I heard a snippet of an interview on NPR tonight with a man who believes that the extensive use of gadgets is leading to a lack of creativity. He thinks that creativity requires quiet time to think and that the constant distraction by electronic media may lead to fewer moments of inspiration.
Of course, many commentators have noted that kids growing up today, with their faces interacting with screens and not with other people, will likely lack interpersonal skills and fail to develop essential emotional connections with others. It is shocking to me to watch a line full of people at a coffee shop who cannot spend 60 seconds waiting for their latte without letting go of their phone. God forbid they actually make small talk with the person in front of them.
Studies have shown that just having a short conversation with others can help a person feel connected and can improve mood. Even prosaic comments about the weather or the long line can make us feel we are part of a shared experience, and can affirm our sense of belonging, even if it is just to the tribe that waits in long lines at coffee shops on snowy days. We are not so different, you and me.
But if we never share vents about the snow storm or pleasantries about the excellent espresso, how do we remind ourselves that we are similar? How do we feel attached and experience the universality of experience that is human existence? Without reminders of our human alikeness, we may start to believe we are different. And different equals alone. And alone can equal depressed or anxious or insecure based on thoughts of self-judgment and shame.
But the big problem that I would like to address with this over-focus on cell phones is that it may lead to a lack of self-awareness or mindfulness.
Being able to observe and gain control over thoughts and feelings is mindfulness. In mindfulness, we learn that just because we feel an emotion or have a thought does not mean we have to react to it or believe it.
However, it seems that repeatedly and automatically reaching for a gadget in response to a ping will teach us the opposite: I am a automaton to this device and to my emotionally needy search for social affirmation through it.

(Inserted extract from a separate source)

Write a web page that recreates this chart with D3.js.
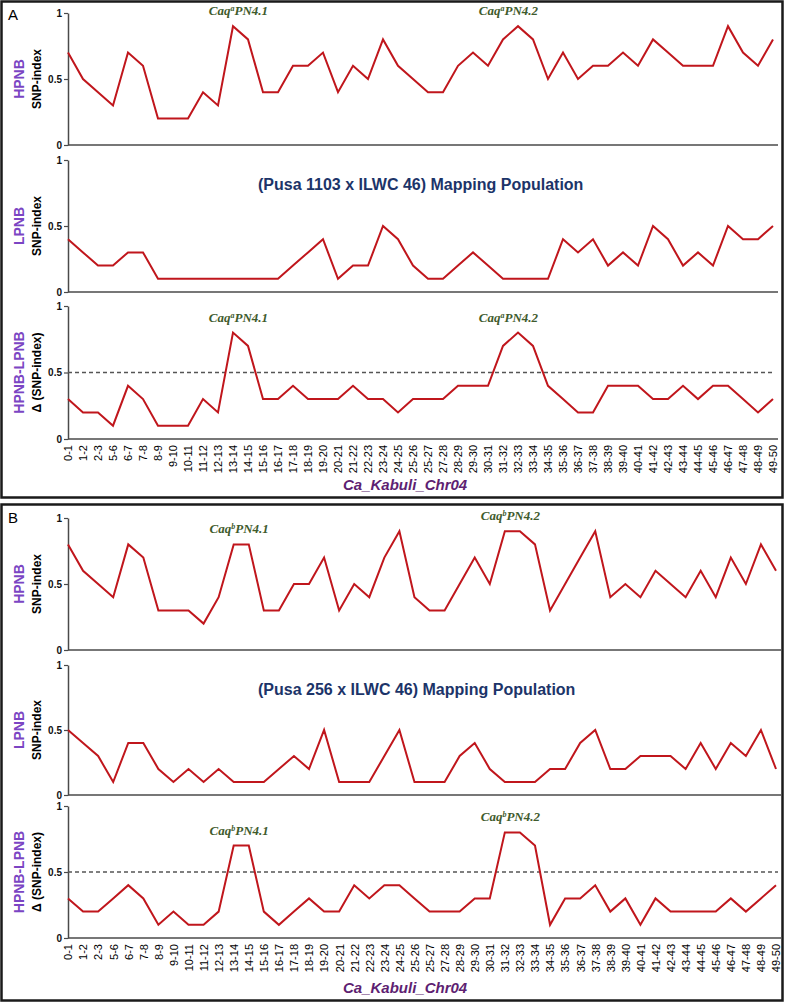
<!DOCTYPE html>
<html>
<head>
<meta charset="utf-8">
<script src="https://cdn.jsdelivr.net/npm/d3@7/dist/d3.min.js"></script>
<style>
  html, body { margin: 0; padding: 0; background: #fff; }
  svg { display: block; font-family: "Liberation Sans", Arial, sans-serif; }
</style>
</head>
<body>
<svg id="chart" width="790" height="1002"></svg>
<script>
// ---------------- DATA ----------------
const categories = ["0-1","1-2","2-3","5-6","6-7","7-8","8-9","9-10","10-11","11-12","12-13","13-14","14-15","15-16","16-17","17-18","18-19","19-20","20-21","21-22","22-23","23-24","24-25","25-26","25-27","27-28","28-29","29-30","30-31","31-32","32-33","33-34","34-35","35-36","36-37","37-38","38-39","39-40","40-41","41-42","42-43","43-44","44-45","45-46","46-47","47-48","48-49","49-50"];

const yTicks = [0, 0.5, 1];
const yTickLabels = ["0", "0.5", "1"];

// Panel A: (Pusa 1103 x ILWC 46)
const hpnbA  = [0.7,0.5,0.4,0.3,0.7,0.6,0.2,0.2,0.2,0.4,0.3,0.9,0.8,0.4,0.4,0.6,0.6,0.7,0.4,0.6,0.5,0.8,0.6,0.5,0.4,0.4,0.6,0.7,0.6,0.8,0.9,0.8,0.5,0.7,0.5,0.6,0.6,0.7,0.6,0.8,0.7,0.6,0.6,0.6,0.9,0.7,0.6,0.8];
const lpnbA  = [0.4,0.3,0.2,0.2,0.3,0.3,0.1,0.1,0.1,0.1,0.1,0.1,0.1,0.1,0.1,0.2,0.3,0.4,0.1,0.2,0.2,0.5,0.4,0.2,0.1,0.1,0.2,0.3,0.2,0.1,0.1,0.1,0.1,0.4,0.3,0.4,0.2,0.3,0.2,0.5,0.4,0.2,0.3,0.2,0.5,0.4,0.4,0.5];
const deltaA = [0.3,0.2,0.2,0.1,0.4,0.3,0.1,0.1,0.1,0.3,0.2,0.8,0.7,0.3,0.3,0.4,0.3,0.3,0.3,0.4,0.3,0.3,0.2,0.3,0.3,0.3,0.4,0.4,0.4,0.7,0.8,0.7,0.4,0.3,0.2,0.2,0.4,0.4,0.4,0.3,0.3,0.4,0.3,0.4,0.4,0.3,0.2,0.3];

// Panel B: (Pusa 256 x ILWC 46)
const hpnbB  = [0.8,0.6,0.5,0.4,0.8,0.7,0.3,0.3,0.3,0.2,0.4,0.8,0.8,0.3,0.3,0.5,0.5,0.7,0.3,0.5,0.4,0.7,0.9,0.4,0.3,0.3,0.5,0.7,0.5,0.9,0.9,0.8,0.3,0.5,0.7,0.9,0.4,0.5,0.4,0.6,0.5,0.4,0.6,0.4,0.7,0.5,0.8,0.6];
const lpnbB  = [0.5,0.4,0.3,0.1,0.4,0.4,0.2,0.1,0.2,0.1,0.2,0.1,0.1,0.1,0.2,0.3,0.2,0.5,0.1,0.1,0.1,0.3,0.5,0.1,0.1,0.1,0.3,0.4,0.2,0.1,0.1,0.1,0.2,0.2,0.4,0.5,0.2,0.2,0.3,0.3,0.3,0.2,0.4,0.2,0.4,0.3,0.5,0.2];
const deltaB = [0.3,0.2,0.2,0.3,0.4,0.3,0.1,0.2,0.1,0.1,0.2,0.7,0.7,0.2,0.1,0.2,0.3,0.2,0.2,0.4,0.3,0.4,0.4,0.3,0.2,0.2,0.2,0.3,0.3,0.8,0.8,0.7,0.1,0.3,0.3,0.4,0.2,0.3,0.1,0.3,0.2,0.2,0.2,0.2,0.3,0.2,0.3,0.4];

const threshold = 0.5;
const panelLetters = ["A", "B"];
const titles = ["(Pusa 1103 x ILWC 46) Mapping Population", "(Pusa 256 x ILWC 46) Mapping Population"];
const qtlSup = ["a", "b"];
const qtlNames = ["PN4.1", "PN4.2"];
const qtlAnchors = [["13-14","14-15"], ["31-32","32-33"]];
const xTitle = "Ca_Kabuli_Chr04";

// ---------------- DRAWING ----------------
const svg = d3.select("#chart");
const RED = "#C0161C", AXIS = "#4a4a4a", PURPLE = "#7B45C3", DPURPLE = "#5E1F72", NAVY = "#1C3469", GREEN = "#3F5B2D";

function caqLabel(g, x, y, sup, name) {
  const t = g.append("text").attr("x", x).attr("y", y)
    .attr("text-anchor", "middle")
    .style("font-family", "'Liberation Serif', 'Times New Roman', serif")
    .style("font-weight", "bold").style("font-style", "italic")
    .style("font-size", "13px").attr("fill", GREEN);
  t.append("tspan").text("Caq");
  t.append("tspan").text(sup).attr("dy", -4).style("font-size", "8px");
  t.append("tspan").text(name).attr("dy", 4);
}

function drawPanel(p, top, xRight, subs, hp, lp, dl) {
  const g = svg.append("g");
  // border
  g.append("rect").attr("x", 1.5).attr("y", top + 1.5).attr("width", 781).attr("height", 496)
    .attr("fill", "none").attr("stroke", "#1a1a1a").attr("stroke-width", 2.5);
  g.append("text").attr("x", 8).attr("y", top + 20).text(panelLetters[p])
    .style("font-size", "15px").attr("fill", "#000");

  const x = d3.scalePoint().domain(categories).range([68, xRight]).padding(0);
  const series = [hp, lp, dl];
  const lab1 = ["HPNB", "LPNB", "HPNB-LPNB"];
  const lab2 = ["SNP-index", "SNP-index", "\u0394 (SNP-index)"];

  subs.forEach((s, i) => {
    const y = d3.scaleLinear().domain([0, 1]).range([top + s[1], top + s[0]]);
    const sg = g.append("g");
    // y axis
    const ya = sg.append("g").attr("transform", "translate(68,0)")
      .call(d3.axisLeft(y).tickValues(yTicks).tickSizeInner(4).tickSizeOuter(0).tickPadding(2)
        .tickFormat((d, k) => yTickLabels[k]));
    ya.select(".domain").attr("stroke", AXIS).attr("stroke-width", 1.5);
    ya.selectAll(".tick line").attr("stroke", AXIS).attr("stroke-width", 1.2);
    ya.selectAll(".tick text").style("font-size", "10px").style("font-weight", "bold")
      .style("font-family", "'Liberation Sans', Arial, sans-serif").attr("fill", "#111");
    // x axis line
    const xa = sg.append("g").attr("transform", `translate(0,${y(0)})`)
      .call(d3.axisBottom(x).tickSize(0).tickPadding(6));
    xa.select(".domain").remove();
    sg.append("line").attr("x1", 68).attr("x2", xRight + 5).attr("y1", y(0)).attr("y2", y(0))
      .attr("stroke", AXIS).attr("stroke-width", 1.5);
    if (i === 2) {
      xa.selectAll(".tick text")
        .attr("transform", "rotate(-90)")
        .attr("text-anchor", "end")
        .attr("x", -6).attr("y", 0).attr("dy", "0.35em")
        .style("font-size", "11px")
        .style("font-family", "'Liberation Sans', Arial, sans-serif").attr("fill", "#000");
      // threshold
      sg.append("line").attr("x1", 68).attr("x2", xRight + 2)
        .attr("y1", y(threshold)).attr("y2", y(threshold))
        .attr("stroke", "#555").attr("stroke-width", 1.5).attr("stroke-dasharray", "4,3");
    } else {
      xa.selectAll(".tick").remove();
    }
    // labels
    const cy = (y(0) + y(1)) / 2;
    sg.append("text").attr("transform", `translate(24,${cy}) rotate(-90)`)
      .attr("text-anchor", "middle").text(lab1[i])
      .style("font-size", "14px").style("font-weight", "bold").attr("fill", PURPLE);
    sg.append("text").attr("transform", `translate(41,${cy}) rotate(-90)`)
      .attr("text-anchor", "middle").text(lab2[i])
      .style("font-size", "12px").style("font-weight", "bold").attr("fill", "#000");
    // data line
    const line = d3.line().x((d, k) => x(categories[k])).y(d => y(d));
    sg.append("path").datum(series[i]).attr("d", line)
      .attr("fill", "none").attr("stroke", RED).attr("stroke-width", 2).attr("stroke-linejoin", "miter");
    // QTL annotations (HPNB and delta)
    if (i !== 1) {
      qtlAnchors.forEach((a, k) => {
        const idx = a.map(c => categories.indexOf(c));
        const peak = d3.max(idx, j => series[i][j]);
        const cx = d3.mean(a, c => x(c)) - 2;
        caqLabel(sg, cx, y(peak) - 11, qtlSup[p], qtlNames[k]);
      });
    }
    if (i === 1) {
      sg.append("text").attr("x", 258).attr("y", top + s[0] + 30).text(titles[p])
        .style("font-size", "16px").style("font-weight", "bold").attr("fill", NAVY);
    }
  });
  g.append("text").attr("x", 343).attr("y", top + 490).text(xTitle)
    .style("font-size", "15px").style("font-weight", "bold").style("font-style", "italic")
    .attr("fill", DPURPLE);
}

drawPanel(0, 0, 773, [[13,145],[160,292],[306,439]], hpnbA, lpnbA, deltaA);
drawPanel(1, 503, 776, [[15,147],[162,292],[303,435]], hpnbB, lpnbB, deltaB);
</script>
</body>
</html>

As with creativity, self-awareness needs stillness. To be mindful, we cannot have a mind full of distraction. Inner peace is not learned by being constantly distracted and pulled out of our centeredness and into our gadgets, especially if those gadgets bring messages of social drama, social rejection, and social shaming. If every 30 seconds an email pings up or a social media “like” pops up with its red number, when are we going to have time to just “be?” To merely be quiet in mind, perhaps also in body. To allow our thoughts to settle, our fears to recede, and our inherent peaceful calm to surface.
Seated, silent meditation can be a wonderful tool to gain mindfulness and stillness. But I am a big fan of integrating mindfulness and self-awareness into micro-moments during one’s day.
If after you meditate the remaining 23 hours plus of your day is spent in impulsive, thought-less reactivity to a machine, that seems as if it may undo what value the seated meditation brought to you. Contemplatives know that ideally we bring self-awareness and calm to our entire lives.
One of the tests of emotional maturity and emotional intelligence is the ability to be alone. Alone with our selves and our thoughts. That means alone without the interference of a gadget to distract us from that aloneness.
Put down the device. Connect with others, connect with your creativity, connect with yourself, connect with your self.